## AIM OF THE EXERCISE
Give an exact copy of every line, leaving images out.

-- start DATA SEGMENT --

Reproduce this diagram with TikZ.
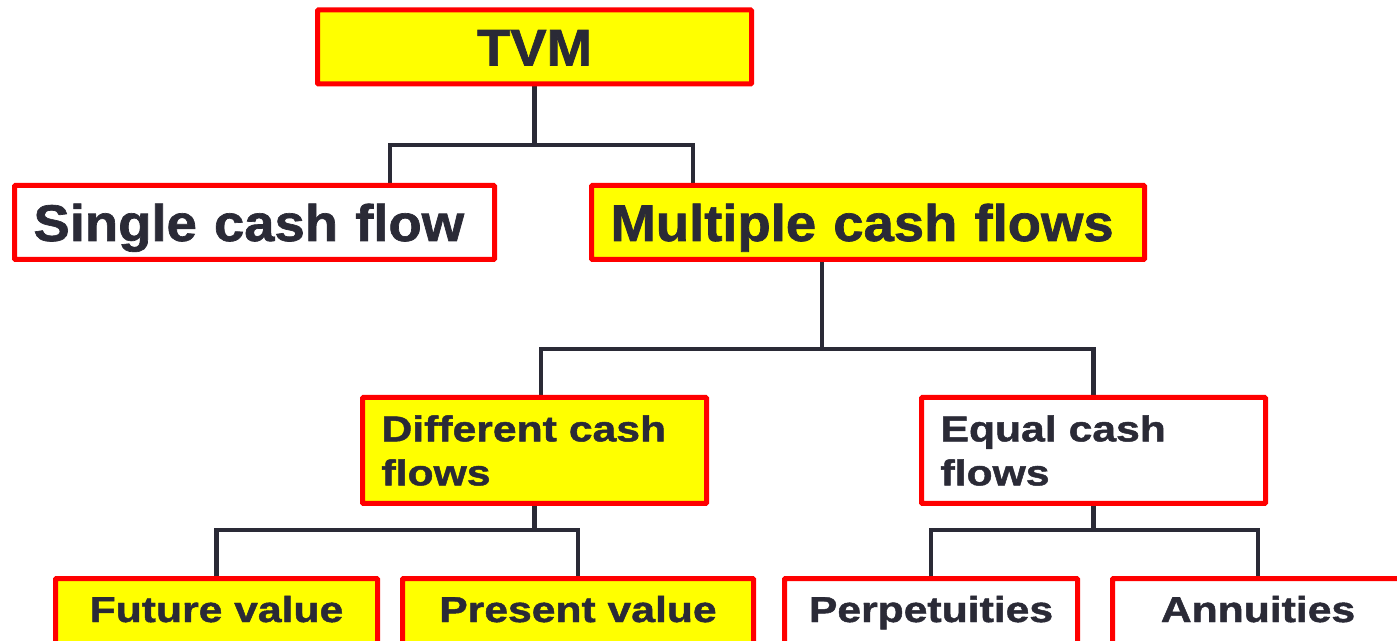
\documentclass[tikz,border=0pt]{standalone}
\usepackage{fontspec}
\setmainfont{Liberation Sans}
\newfontfamily\headfont{Liberation Sans}[FakeStretch=1.057, FakeBold=1.3]
\newfontfamily\leaffont{Liberation Sans}[FakeStretch=1.185, FakeBold=1.3]
\usetikzlibrary{positioning, backgrounds}
\definecolor{boxred}{HTML}{FF0000}
\definecolor{boxyellow}{HTML}{FFFF00}
\definecolor{ink}{HTML}{2A2A36}
\tikzset{
		>=stealth,
		tvmbox/.style={draw=boxred, line width=5pt, rounded corners=1pt, inner xsep=19pt, inner ysep=0pt, text=ink},
		bigtext/.style={tvmbox, font=\headfont\bfseries\fontsize{51.5}{60}\selectfont, text height=37pt, text depth=0pt, minimum height=74pt},
		midtext/.style={tvmbox, font=\leaffont\bfseries\fontsize{36}{44}\selectfont, minimum height=106pt, text width=306pt, align=left},
		leaftext/.style={tvmbox, font=\leaffont\bfseries\fontsize{36}{44}\selectfont, text height=26pt, text depth=40pt, inner ysep=17.5pt, anchor=base},
		yellowfill/.style={fill=boxyellow},
		whitefill/.style={fill=white},
		link/.style={draw=ink, line width=4.5pt}
	}

\begin{document}
\begin{tikzpicture}[x=1pt, y=1pt]
		\clip (0,0) rectangle (1397,640);
		% top level
		\node[bigtext, yellowfill, minimum width=434pt] (tvm) at (534.5, 593) {TVM};
		\node[bigtext, whitefill, text width=442pt, align=left] (single) at (254.5, 417.5) {Single cash flow};
		\node[bigtext, yellowfill, text width=515pt, align=left] (multi) at (868, 417.5) {Multiple cash flows};
		% second level
		\node[midtext, yellowfill] (diff) at (534.5, 189.5) {Different cash\\flows};
		\node[midtext, whitefill] (equal) at (1093.5, 189.5) {Equal cash\\flows};
		% leaves
		\node[leaftext, yellowfill, minimum width=322pt] (future) at (216.5, 18) {Future value};
		\node[leaftext, yellowfill, minimum width=351pt] (present) at (578, 18) {Present value};
		\node[leaftext, whitefill, minimum width=293pt] (perp) at (931, 18) {Perpetuities};
		\node[leaftext, whitefill, minimum width=291pt] (annu) at (1258, 18) {Annuities};
		% forks
		\coordinate (forka) at (534.5, 495);
		\coordinate (forkb) at (822, 291);
		\coordinate (forkc) at (534.5, 110);
		\coordinate (forkd) at (1093.5, 110);
		\begin{scope}[on background layer]
			\draw[link] (tvm.south) -- (forka);
			\draw[link] (forka) -| ([xshift=135.5pt]single.north);
			\draw[link] (forka) -| ([xshift=-175pt]multi.north);
			\draw[link] ([xshift=-46pt]multi.south) -- (forkb);
			\draw[link] (forkb) -| ([xshift=6.5pt]diff.north);
			\draw[link] (forkb) -| (equal.north);
			\draw[link] (diff.south) -- (forkc);
			\draw[link] (forkc) -| (future.north);
			\draw[link] (forkc) -| (present.north);
			\draw[link] (equal.south) -- (forkd);
			\draw[link] (forkd) -| (perp.north);
			\draw[link] (forkd) -| (annu.north);
		\end{scope}
	\end{tikzpicture}
\end{document}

-- end DATA SEGMENT --

## TASK SOLUTION
Reproduce this diagram with TikZ.
\documentclass[tikz,border=0pt]{standalone}
\usepackage{fontspec}
\setmainfont{Liberation Sans}
\newfontfamily\headfont{Liberation Sans}[FakeStretch=1.057, FakeBold=1.3]
\newfontfamily\leaffont{Liberation Sans}[FakeStretch=1.185, FakeBold=1.3]
\usetikzlibrary{positioning, backgrounds}
\definecolor{boxred}{HTML}{FF0000}
\definecolor{boxyellow}{HTML}{FFFF00}
\definecolor{ink}{HTML}{2A2A36}
\tikzset{
		>=stealth,
		tvmbox/.style={draw=boxred, line width=5pt, rounded corners=1pt, inner xsep=19pt, inner ysep=0pt, text=ink},
		bigtext/.style={tvmbox, font=\headfont\bfseries\fontsize{51.5}{60}\selectfont, text height=37pt, text depth=0pt, minimum height=74pt},
		midtext/.style={tvmbox, font=\leaffont\bfseries\fontsize{36}{44}\selectfont, minimum height=106pt, text width=306pt, align=left},
		leaftext/.style={tvmbox, font=\leaffont\bfseries\fontsize{36}{44}\selectfont, text height=26pt, text depth=40pt, inner ysep=17.5pt, anchor=base},
		yellowfill/.style={fill=boxyellow},
		whitefill/.style={fill=white},
		link/.style={draw=ink, line width=4.5pt}
	}

\begin{document}
\begin{tikzpicture}[x=1pt, y=1pt]
		\clip (0,0) rectangle (1397,640);
		% top level
		\node[bigtext, yellowfill, minimum width=434pt] (tvm) at (534.5, 593) {TVM};
		\node[bigtext, whitefill, text width=442pt, align=left] (single) at (254.5, 417.5) {Single cash flow};
		\node[bigtext, yellowfill, text width=515pt, align=left] (multi) at (868, 417.5) {Multiple cash flows};
		% second level
		\node[midtext, yellowfill] (diff) at (534.5, 189.5) {Different cash\\flows};
		\node[midtext, whitefill] (equal) at (1093.5, 189.5) {Equal cash\\flows};
		% leaves
		\node[leaftext, yellowfill, minimum width=322pt] (future) at (216.5, 18) {Future value};
		\node[leaftext, yellowfill, minimum width=351pt] (present) at (578, 18) {Present value};
		\node[leaftext, whitefill, minimum width=293pt] (perp) at (931, 18) {Perpetuities};
		\node[leaftext, whitefill, minimum width=291pt] (annu) at (1258, 18) {Annuities};
		% forks
		\coordinate (forka) at (534.5, 495);
		\coordinate (forkb) at (822, 291);
		\coordinate (forkc) at (534.5, 110);
		\coordinate (forkd) at (1093.5, 110);
		\begin{scope}[on background layer]
			\draw[link] (tvm.south) -- (forka);
			\draw[link] (forka) -| ([xshift=135.5pt]single.north);
			\draw[link] (forka) -| ([xshift=-175pt]multi.north);
			\draw[link] ([xshift=-46pt]multi.south) -- (forkb);
			\draw[link] (forkb) -| ([xshift=6.5pt]diff.north);
			\draw[link] (forkb) -| (equal.north);
			\draw[link] (diff.south) -- (forkc);
			\draw[link] (forkc) -| (future.north);
			\draw[link] (forkc) -| (present.north);
			\draw[link] (equal.south) -- (forkd);
			\draw[link] (forkd) -| (perp.north);
			\draw[link] (forkd) -| (annu.north);
		\end{scope}
	\end{tikzpicture}
\end{document}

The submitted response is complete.